## WHAT TO DO
Drop every picture. Then return, exactly, the lines from the beginning of the listing below through the one containing "import pandas as pd".

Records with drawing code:
++++++++++++++++++++
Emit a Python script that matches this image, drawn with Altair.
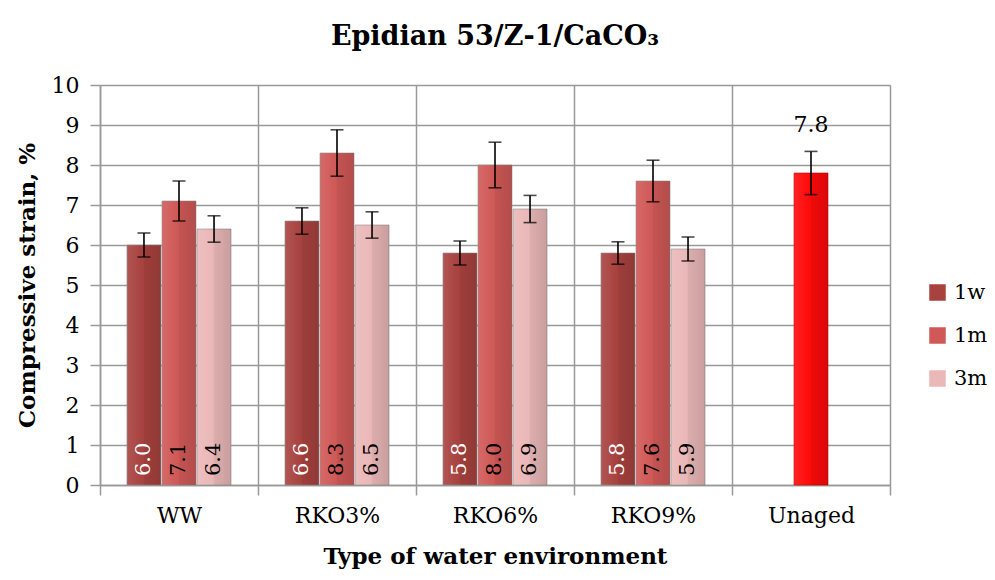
import altair as alt
import pandas as pd

categories = ["WW", "RKO3%", "RKO6%", "RKO9%"]
all_categories = ["WW", "RKO3%", "RKO6%", "RKO9%", "Unaged"]
series = ["1w", "1m", "3m"]
y_ticks = [0, 1, 2, 3, 4, 5, 6, 7, 8, 9, 10]
vals_1w = [6.0, 6.6, 5.8, 5.8]
vals_1m = [7.1, 8.3, 8.0, 7.6]
vals_3m = [6.4, 6.5, 6.9, 5.9]
err_1w = [0.30, 0.33, 0.30, 0.28]
err_1m = [0.50, 0.58, 0.57, 0.52]
err_3m = [0.33, 0.33, 0.34, 0.30]
unaged_value = [7.8]
unaged_err = [0.54]
series_colors = ["#a8423f", "#d05957", "#ebb8b8"]

FONT = "DejaVu Serif"

rows = []
for s, vals, errs in [("1w", vals_1w, err_1w), ("1m", vals_1m, err_1m), ("3m", vals_3m, err_3m)]:
    for c, v, e in zip(categories, vals, errs):
        rows.append({"cat": c, "series": s, "value": v, "lo": v - e, "hi": v + e, "zero": 0})
df = pd.DataFrame(rows)
dfu = pd.DataFrame({"cat": ["Unaged"], "value": unaged_value,
                    "lo": [unaged_value[0] - unaged_err[0]],
                    "hi": [unaged_value[0] + unaged_err[0]]})

xscale = alt.Scale(domain=all_categories, paddingInner=0, paddingOuter=0)
yscale = alt.Scale(domain=[0, 10], nice=False)
offscale = alt.Scale(domain=series, paddingInner=0.03, paddingOuter=0.77)

x_axis = alt.Axis(title="Type of water environment", tickBand="extent",
                  grid=True, gridColor="#999999", gridWidth=1.5,
                  tickColor="#999999", tickWidth=1.5, tickSize=10,
                  domainColor="#999999", domainWidth=1.5,
                  labelAngle=0, labelFont=FONT, labelFontSize=22,
                  labelColor="black", labelPadding=10,
                  titleFont=FONT, titleFontSize=23, titleFontWeight="bold",
                  titleColor="black", titlePadding=19)
y_axis = alt.Axis(title="Compressive strain, %", values=y_ticks, tickCount=len(y_ticks),
                  labelOverlap=False,
                  grid=True, gridColor="#999999", gridWidth=1.5,
                  tickColor="#999999", tickWidth=1.5, tickSize=10,
                  domainColor="#999999", domainWidth=1.5,
                  labelFont=FONT, labelFontSize=22, labelColor="black",
                  labelPadding=11,
                  titleFont=FONT, titleFontSize=23, titleFontWeight="bold",
                  titleColor="black", titlePadding=12)


def X():
    return alt.X("cat:N", scale=xscale, sort=all_categories, axis=x_axis)


def Y(field):
    return alt.Y(field + ":Q", scale=yscale, axis=y_axis)


base = alt.Chart(df)
xo = alt.XOffset("series:N", scale=offscale, sort=series)

bars = base.mark_bar(stroke="#8a8a8a", strokeWidth=0.6).encode(
    x=X(), xOffset=xo, y=Y("value"),
    color=alt.Color("series:N", sort=series,
                    scale=alt.Scale(domain=series, range=series_colors),
                    legend=alt.Legend(title=None, orient="none", legendX=827, legendY=197,
                                      symbolType="square", symbolSize=272,
                                      symbolStrokeWidth=0, labelFont=FONT,
                                      labelFontSize=21, labelColor="black",
                                      rowPadding=21, labelOffset=6, padding=0)))

shade = {"gradient": "linear", "x1": 0, "x2": 1, "y1": 0, "y2": 0,
         "stops": [{"offset": 0, "color": "rgba(255,255,255,0.10)"},
                   {"offset": 0.45, "color": "rgba(255,255,255,0.0)"},
                   {"offset": 0.5, "color": "rgba(0,0,0,0.06)"},
                   {"offset": 1, "color": "rgba(0,0,0,0.14)"}]}
bars_shade = base.mark_bar(fill=shade).encode(x=X(), xOffset=xo, y=Y("value"))

err_rule = base.mark_rule(color="black", strokeWidth=1.6).encode(
    x=X(), xOffset=xo, y=Y("lo"), y2="hi:Q")
cap_lo = base.mark_tick(color="black", thickness=1.6, size=13).encode(
    x=X(), xOffset=xo, y=Y("lo"))
cap_hi = base.mark_tick(color="black", thickness=1.6, size=13).encode(
    x=X(), xOffset=xo, y=Y("hi"))

labels = base.mark_text(angle=270, align="left", baseline="middle", dx=9, dy=0,
                        font=FONT, fontSize=21).encode(
    x=X(), xOffset=xo, y=Y("zero"),
    text=alt.Text("value:Q", format=".1f"),
    color=alt.condition(alt.datum.series == "1w", alt.value("white"), alt.value("black")))

ubase = alt.Chart(dfu)
ubar = ubase.mark_bar(color="#ff0a0a", stroke="#c00000", strokeWidth=0.6, width=34).encode(
    x=X(), y=Y("value"))
ushade = ubase.mark_bar(fill=shade, width=34).encode(x=X(), y=Y("value"))
urule = ubase.mark_rule(color="black", strokeWidth=1.6).encode(
    x=X(), y=Y("lo"), y2="hi:Q")
ucap_lo = ubase.mark_tick(color="black", thickness=1.6, size=13).encode(x=X(), y=Y("lo"))
ucap_hi = ubase.mark_tick(color="black", thickness=1.6, size=13).encode(x=X(), y=Y("hi"))
ulabel = ubase.mark_text(baseline="bottom", dy=-14, font=FONT, fontSize=22, color="black").encode(
    x=X(), y=Y("hi"), text=alt.Text("value:Q", format=".1f"))

chart = alt.layer(bars, bars_shade, err_rule, cap_lo, cap_hi, labels,
                  ubar, ushade, urule, ucap_lo, ucap_hi, ulabel).properties(
    width=790, height=400,
    title=alt.Title("Epidian 53/Z-1/CaCO\u2083", font=FONT, fontSize=27, fontWeight="bold",
                    color="black", anchor="middle", offset=23),
    autosize=alt.AutoSizeParams(type="none"),
    padding={"left": 92, "top": 77, "right": 97, "bottom": 85},
).configure_view(stroke="#999999", strokeWidth=1.5).configure(background="white")

chart.save("out.html", embed_options={"renderer": "svg", "actions": False})
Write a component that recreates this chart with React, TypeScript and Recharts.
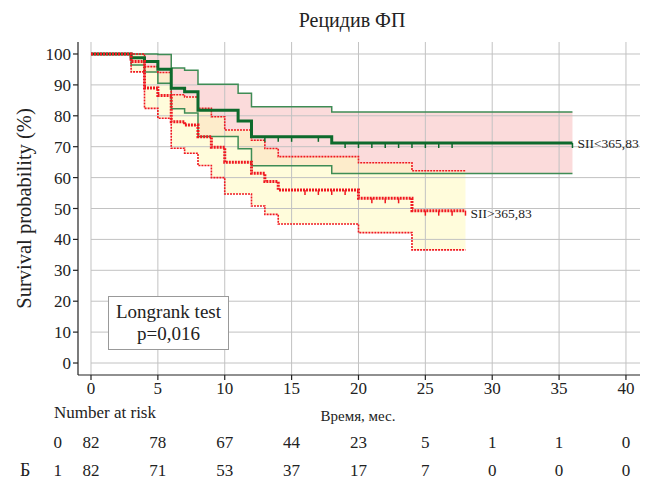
import React from 'react';
import {
  ComposedChart,
  Line,
  Area,
  Scatter,
  XAxis,
  YAxis,
  ReferenceLine,
  ReferenceDot,
} from 'recharts';

const FONT = "'Liberation Serif', 'DejaVu Serif', serif";

const xTicks = [0, 5, 10, 15, 20, 25, 30, 35, 40];
const yTicks = [0, 10, 20, 30, 40, 50, 60, 70, 80, 90, 100];
const X_MIN = -0.972;
const X_MAX = 41.05;
const Y_MIN = -3.88;
const Y_MAX = 103.88;

// Group 0 : SII<365,83 (green)
const g0Times = [0, 3, 4, 5, 6, 7, 8, 11, 12, 18, 36];
const g0Surv = [100, 98.8, 97.6, 95.1, 88.9, 87.8, 81.8, 78.3, 73.2, 71.2, 71.2];
const g0Upper = [100, 100, 100, 99.8, 95.5, 94.7, 90.2, 87.3, 82.9, 81.2, 81.2];
const g0Lower = [100, 96.4, 94.2, 90.5, 82.3, 80.9, 73.3, 69.3, 63.8, 61.3, 61.3];
const g0Censor = [13, 14, 15, 17, 19, 20, 21, 22, 23, 24, 25, 26, 27, 36];

// Group 1 : SII>365,83 (red)
const g1Times = [0, 3, 4, 5, 6, 7, 8, 9, 10, 12, 13, 14, 20, 24, 28];
const g1Surv = [100, 97.6, 89.0, 86.6, 78.1, 77.0, 73.2, 69.8, 65.0, 61.4, 58.7, 56.0, 53.3, 49.3, 49.3];
const g1Upper = [100, 100, 95.9, 94.0, 86.8, 86.1, 82.4, 79.7, 75.4, 72.1, 69.4, 66.8, 64.8, 62.2, 62.2];
const g1Lower = [100, 94.2, 82.4, 79.2, 69.5, 67.9, 63.9, 60.0, 54.7, 50.8, 48.1, 45.0, 42.2, 36.6, 36.6];
const g1Censor = [16, 17, 18, 19, 21, 22, 23, 25, 26, 27, 28];

// Number at risk
const riskTimes = [0, 5, 10, 15, 20, 25, 30, 35, 40];
const risk0 = [82, 78, 67, 44, 23, 5, 1, 1, 0];
const risk1 = [82, 71, 53, 37, 17, 7, 0, 0, 0];
const riskRows = [0, 1];

const GREEN = '#0d6a2c';
const GREEN_CI = '#3f8c55';
const RED = '#f01820';
const GRID = '#c2c2c2';

const series = (times: number[], vals: number[]) => times.map((t, i) => ({ t, v: vals[i] }));
const band = (times: number[], lo: number[], hi: number[]) =>
  times.map((t, i) => ({ t, range: [lo[i], hi[i]] }));
const stepValue = (times: number[], vals: number[], t: number) => {
  let v = vals[0];
  for (let i = 0; i < times.length; i++) if (times[i] <= t) v = vals[i];
  return v;
};
const censor = (times: number[], vals: number[], cs: number[]) =>
  cs.map((t) => ({ t, v: stepValue(times, vals, t) }));

const tickShape = (color: string) => (p: any) => (
  <line x1={p.cx} y1={p.cy} x2={p.cx} y2={p.cy + 5} stroke={color} strokeWidth={1.5} />
);

const riskData = riskRows.flatMap((r) =>
  riskTimes.map((t, i) => ({ t, row: r, n: r === 0 ? risk0[i] : risk1[i] }))
);

const riskText = (p: any) => (
  <text
    x={p.cx}
    y={p.cy}
    textAnchor="middle"
    dominantBaseline="central"
    fontSize={17}
    fontFamily={FONT}
    fill="#222"
  >
    {p.payload.n}
  </text>
);

export default function App() {
  const tickStyle = { fontSize: 17, fontFamily: FONT, fill: '#222' };
  return (
    <div
      style={{
        position: 'absolute',
        left: 0,
        top: 0,
        width: 646,
        height: 484,
        background: '#fff',
        fontFamily: FONT,
        color: '#222',
        overflow: 'hidden',
      }}
    >
      <div style={{ position: 'absolute', left: 0, top: 0 }}>
        <ComposedChart width={646} height={410} margin={{ top: 42, right: 6, bottom: 10, left: 18 }}>
          <XAxis
            type="number"
            dataKey="t"
            domain={[X_MIN, X_MAX]}
            ticks={xTicks}
            interval={0}
            allowDataOverflow
            height={25}
            tickSize={5}
            tick={tickStyle}
            axisLine={{ stroke: '#222', strokeWidth: 1.2 }}
            tickLine={{ stroke: '#222', strokeWidth: 1.2 }}
          />
          <YAxis
            type="number"
            domain={[Y_MIN, Y_MAX]}
            ticks={yTicks}
            interval={0}
            allowDataOverflow
            width={60}
            tickSize={5}
            tick={tickStyle}
            axisLine={{ stroke: '#222', strokeWidth: 1.2 }}
            tickLine={{ stroke: '#222', strokeWidth: 1.2 }}
            label={{
              value: 'Survival probability (%)',
              angle: -90,
              position: 'insideLeft',
              offset: 6,
              style: { textAnchor: 'middle', fontSize: 20.5, fontFamily: FONT, fill: '#222' },
            }}
          />
          {yTicks.map((v) => (
            <ReferenceLine
              key={'h' + v}
              segment={[
                { x: 0, y: v },
                { x: X_MAX, y: v },
              ]}
              stroke={GRID}
              strokeWidth={1}
            />
          ))}
          {xTicks.map((v) => (
            <ReferenceLine key={'v' + v} x={v} stroke={GRID} strokeWidth={1} />
          ))}
          <Area
            data={band(g0Times, g0Lower, g0Upper)}
            dataKey="range"
            type="stepAfter"
            stroke="none"
            fill="rgb(240,115,115)"
            fillOpacity={0.26}
            dot={false}
            activeDot={false}
            isAnimationActive={false}
          />
          <Area
            data={band(g1Times, g1Lower, g1Upper)}
            dataKey="range"
            type="stepAfter"
            stroke="none"
            fill="rgb(255,250,190)"
            fillOpacity={0.55}
            dot={false}
            activeDot={false}
            isAnimationActive={false}
          />
          <Line data={series(g0Times, g0Upper)} dataKey="v" type="stepAfter" stroke={GREEN_CI} strokeWidth={1.5} dot={false} activeDot={false} isAnimationActive={false} />
          <Line data={series(g0Times, g0Lower)} dataKey="v" type="stepAfter" stroke={GREEN_CI} strokeWidth={1.5} dot={false} activeDot={false} isAnimationActive={false} />
          <Line data={series(g1Times, g1Upper)} dataKey="v" type="stepAfter" stroke={RED} strokeWidth={1.6} strokeDasharray="2 1" dot={false} activeDot={false} isAnimationActive={false} />
          <Line data={series(g1Times, g1Lower)} dataKey="v" type="stepAfter" stroke={RED} strokeWidth={1.6} strokeDasharray="2 1" dot={false} activeDot={false} isAnimationActive={false} />
          <Line data={series(g0Times, g0Surv)} dataKey="v" type="stepAfter" stroke={GREEN} strokeWidth={3} dot={false} activeDot={false} isAnimationActive={false} />
          <Line data={series(g1Times, g1Surv)} dataKey="v" type="stepAfter" stroke={RED} strokeWidth={3} strokeDasharray="2 1" dot={false} activeDot={false} isAnimationActive={false} />
          <Scatter data={censor(g0Times, g0Surv, g0Censor)} dataKey="v" shape={tickShape(GREEN)} isAnimationActive={false} />
          <Scatter data={censor(g1Times, g1Surv, g1Censor)} dataKey="v" shape={tickShape(RED)} isAnimationActive={false} />
          <ReferenceDot
            x={g0Times[g0Times.length - 1]}
            y={g0Surv[g0Surv.length - 1]}
            r={1}
            fill="none"
            stroke="none"
            label={{ value: 'SII<365,83', position: 'right', offset: 4, fontSize: 13.5, fontFamily: FONT, fill: '#222' }}
          />
          <ReferenceDot
            x={g1Times[g1Times.length - 1]}
            y={g1Surv[g1Surv.length - 1] - 0.8}
            r={1}
            fill="none"
            stroke="none"
            label={{ value: 'SII>365,83', position: 'right', offset: 4, fontSize: 13.5, fontFamily: FONT, fill: '#222' }}
          />
        </ComposedChart>
      </div>

      <div style={{ position: 'absolute', left: 0, top: 428 }}>
        <ComposedChart width={646} height={56} margin={{ top: 0, right: 6, bottom: 0, left: 18 }}>
          <XAxis type="number" dataKey="t" domain={[X_MIN, X_MAX]} hide allowDataOverflow />
          <YAxis
            type="number"
            dataKey="row"
            domain={[-0.5, 1.5]}
            ticks={riskRows}
            reversed
            width={60}
            axisLine={false}
            tickLine={false}
            tickSize={0}
            tickMargin={16}
            tick={{ fontSize: 17, fontFamily: FONT, fill: '#222' }}
          />
          <Scatter data={riskData} dataKey="row" shape={riskText} isAnimationActive={false} />
        </ComposedChart>
      </div>

      <div style={{ position: 'absolute', left: 252, width: 200, top: 9, textAlign: 'center', fontSize: 20, lineHeight: '22px' }}>
        Рецидив ФП
      </div>
      <div style={{ position: 'absolute', left: 54, top: 403, fontSize: 17, lineHeight: '20px' }}>Number at risk</div>
      <div style={{ position: 'absolute', left: 258, width: 200, top: 407, textAlign: 'center', fontSize: 15, lineHeight: '18px' }}>
        Время, мес.
      </div>
      <div style={{ position: 'absolute', left: 20, top: 459, fontSize: 18, lineHeight: '22px' }}>Б</div>
      <div
        style={{
          position: 'absolute',
          left: 108,
          top: 296,
          width: 121,
          height: 54,
          border: '1px solid #999',
          background: '#fff',
          textAlign: 'center',
          fontSize: 19,
          lineHeight: '22px',
          paddingTop: 4,
          boxSizing: 'border-box',
        }}
      >
        Longrank test
        <br />
        p=0,016
      </div>
    </div>
  );
}
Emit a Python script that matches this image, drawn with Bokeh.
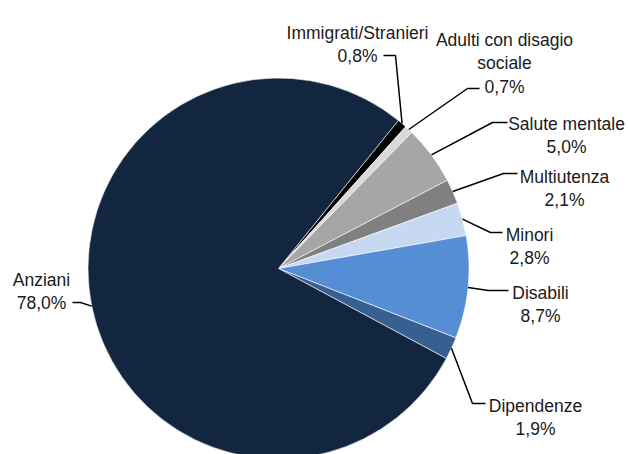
++++++++++++++++++++
## EXERCISE OUTPUT
Emit a Python script that matches this image, drawn with Altair.
import altair as alt
import pandas as pd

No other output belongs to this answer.